--- Begin Collected data ---

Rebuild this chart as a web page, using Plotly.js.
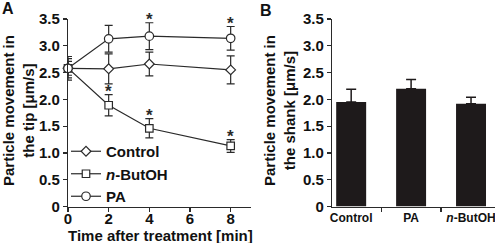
<!DOCTYPE html>
<html><head><meta charset="utf-8">
<script src="https://cdn.plot.ly/plotly-3.0.1.min.js"></script>
<style>html,body{margin:0;padding:0;background:#fff}#chart{width:495px;height:243px}</style>
</head><body><div id="chart"></div>
<script>
// Panel A data
const times = [0, 2, 4, 8];
const controlTip = [2.58, 2.57, 2.66, 2.55];
const controlTipErr = [0.18, 0.28, 0.22, 0.26];
const butohTip = [2.58, 1.89, 1.46, 1.13];
const butohTipErr = [0.22, 0.20, 0.18, 0.12];
const paTip = [2.58, 3.13, 3.18, 3.14];
const paTipErr = [0.13, 0.25, 0.25, 0.22];
const butohSig = [false, true, true, true];
const paSig = [false, false, true, true];
const xTicks = [0, 2, 4, 6, 8];
// Panel B data
const shankCats = ['Control', 'PA', '<i>n</i>-ButOH'];
const shankVals = [1.95, 2.20, 1.92];
const shankErr = [0.24, 0.17, 0.12];
const yTicks = [0, 0.5, 1, 1.5, 2, 2.5, 3, 3.5];
const yTickText = ['0', '0.5', '1.0', '1.5', '2.0', '2.5', '3.0', '3.5'];
const yMax = 3.5;

const FONT = 'Liberation Sans, Arial, sans-serif';
const ink = '#2a2a2a';
const W = 495, H = 243;
const px = v => v / W, py = v => 1 - v / H;
const b = s => '<b>' + s + '</b>';

function lineTrace(name, y, err, symbol, size) {
  return {
    x: times, y: y, name: b(name), type: 'scatter', mode: 'lines+markers',
    xaxis: 'x', yaxis: 'y', cliponaxis: false,
    line: {color: ink, width: 1.2},
    marker: {symbol: symbol, size: size, color: '#fff', line: {color: ink, width: 1.2}},
    error_y: {type: 'data', array: err, visible: true, color: ink, thickness: 1.2, width: 4}
  };
}
const traces = [
  lineTrace('Control', controlTip, controlTipErr, 'diamond', 7.5),
  lineTrace('<i>n</i>-ButOH', butohTip, butohTipErr, 'square', 7.5),
  lineTrace('PA', paTip, paTipErr, 'circle', 8.5),
  {
    x: shankCats.map(b), y: shankVals, type: 'bar', xaxis: 'x2', yaxis: 'y2', showlegend: false,
    width: 0.5, marker: {color: '#1e1a1b', line: {width: 0}},
    error_y: {type: 'data', array: shankErr, arrayminus: [0, 0, 0], symmetric: false, visible: true, color: '#1e1a1b', thickness: 1.5, width: 5}
  }
];

const annotations = [];
function addStars(y, err, sig) {
  times.forEach((t, i) => {
    if (sig[i]) annotations.push({x: t, y: (y[i] + err[i] + 0.06) / yMax, xref: 'x', yref: 'y domain', text: b('*'), showarrow: false,
      xanchor: 'center', yanchor: 'middle', font: {family: FONT, size: 17, color: ink}});
  });
}
addStars(butohTip, butohTipErr, butohSig);
addStars(paTip, paTipErr, paSig);
annotations.push(
  {x: px(8), y: py(9), xref: 'paper', yref: 'paper', text: b('A'), showarrow: false, xanchor: 'center', yanchor: 'middle', font: {family: FONT, size: 16, color: '#111'}},
  {x: px(266), y: py(10), xref: 'paper', yref: 'paper', text: b('B'), showarrow: false, xanchor: 'center', yanchor: 'middle', font: {family: FONT, size: 16, color: '#111'}},
  {x: px(18), y: py(111), xref: 'paper', yref: 'paper', text: b('Particle movement in<br>the tip [μm/s]'), textangle: -90, showarrow: false, xanchor: 'center', yanchor: 'middle', font: {family: FONT, size: 15, color: '#111'}},
  {x: px(279), y: py(111), xref: 'paper', yref: 'paper', text: b('Particle movement in<br>the shank [μm/s]'), textangle: -90, showarrow: false, xanchor: 'center', yanchor: 'middle', font: {family: FONT, size: 15, color: '#111'}},
  {x: px(160), y: py(235.5), xref: 'paper', yref: 'paper', text: b('Time after treatment [min]'), showarrow: false, xanchor: 'center', yanchor: 'middle', font: {family: FONT, size: 15, color: '#111'}}
);

const axisCommon = {showline: true, linecolor: ink, linewidth: 1.2, ticks: 'outside', ticklen: 4, tickwidth: 1.2, tickcolor: ink, showgrid: false, zeroline: false, fixedrange: true};
const tickFont = {family: FONT, size: 15, color: '#111'};
const yDomain = [1 - 206.5 / H, 1 - 19 / H];

const layout = {
  width: W, height: H, margin: {l: 0, r: 0, t: 0, b: 0},
  paper_bgcolor: '#fff', plot_bgcolor: '#fff',
  font: {family: FONT, color: '#111'},
  xaxis: Object.assign({}, axisCommon, {domain: [px(68), px(251)], range: [0, 9], tickvals: xTicks, ticktext: xTicks.map(v => b(v)), tickfont: tickFont, ticklabelstandoff: -6, anchor: 'y'}),
  yaxis: Object.assign({}, axisCommon, {domain: yDomain, range: [0, yMax], tickvals: yTicks, ticktext: yTickText.map(b), tickfont: tickFont, anchor: 'x'}),
  xaxis2: Object.assign({}, axisCommon, {domain: [px(332), 1], range: [-0.32, 2.4], type: 'category', tickson: 'boundaries', tickfont: {family: FONT, size: 12, color: '#111'}, anchor: 'y2'}),
  yaxis2: Object.assign({}, axisCommon, {domain: yDomain, range: [0, yMax], tickvals: yTicks, ticktext: yTickText.map(b), tickfont: tickFont, anchor: 'x2'}),
  showlegend: true,
  legend: {x: px(66), y: py(135), xanchor: 'left', yanchor: 'top', bgcolor: 'rgba(0,0,0,0)', font: {family: FONT, size: 15, color: '#111'}, itemwidth: 30, tracegroupgap: 0},
  annotations: annotations
};
Plotly.newPlot('chart', traces, layout, {staticPlot: true, displayModeBar: false});
</script></body></html>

--- End Collected data ---

=== What you will do ===
Restate exactly, please, only the lines between the start of the data and the line containing "const b = s => '<b>' + s + '</b>';", both ends included, skipping the pictures.

=== Result of this task ===
Rebuild this chart as a web page, using Plotly.js.
<!DOCTYPE html>
<html><head><meta charset="utf-8">
<script src="https://cdn.plot.ly/plotly-3.0.1.min.js"></script>
<style>html,body{margin:0;padding:0;background:#fff}#chart{width:495px;height:243px}</style>
</head><body><div id="chart"></div>
<script>
// Panel A data
const times = [0, 2, 4, 8];
const controlTip = [2.58, 2.57, 2.66, 2.55];
const controlTipErr = [0.18, 0.28, 0.22, 0.26];
const butohTip = [2.58, 1.89, 1.46, 1.13];
const butohTipErr = [0.22, 0.20, 0.18, 0.12];
const paTip = [2.58, 3.13, 3.18, 3.14];
const paTipErr = [0.13, 0.25, 0.25, 0.22];
const butohSig = [false, true, true, true];
const paSig = [false, false, true, true];
const xTicks = [0, 2, 4, 6, 8];
// Panel B data
const shankCats = ['Control', 'PA', '<i>n</i>-ButOH'];
const shankVals = [1.95, 2.20, 1.92];
const shankErr = [0.24, 0.17, 0.12];
const yTicks = [0, 0.5, 1, 1.5, 2, 2.5, 3, 3.5];
const yTickText = ['0', '0.5', '1.0', '1.5', '2.0', '2.5', '3.0', '3.5'];
const yMax = 3.5;

const FONT = 'Liberation Sans, Arial, sans-serif';
const ink = '#2a2a2a';
const W = 495, H = 243;
const px = v => v / W, py = v => 1 - v / H;
const b = s => '<b>' + s + '</b>';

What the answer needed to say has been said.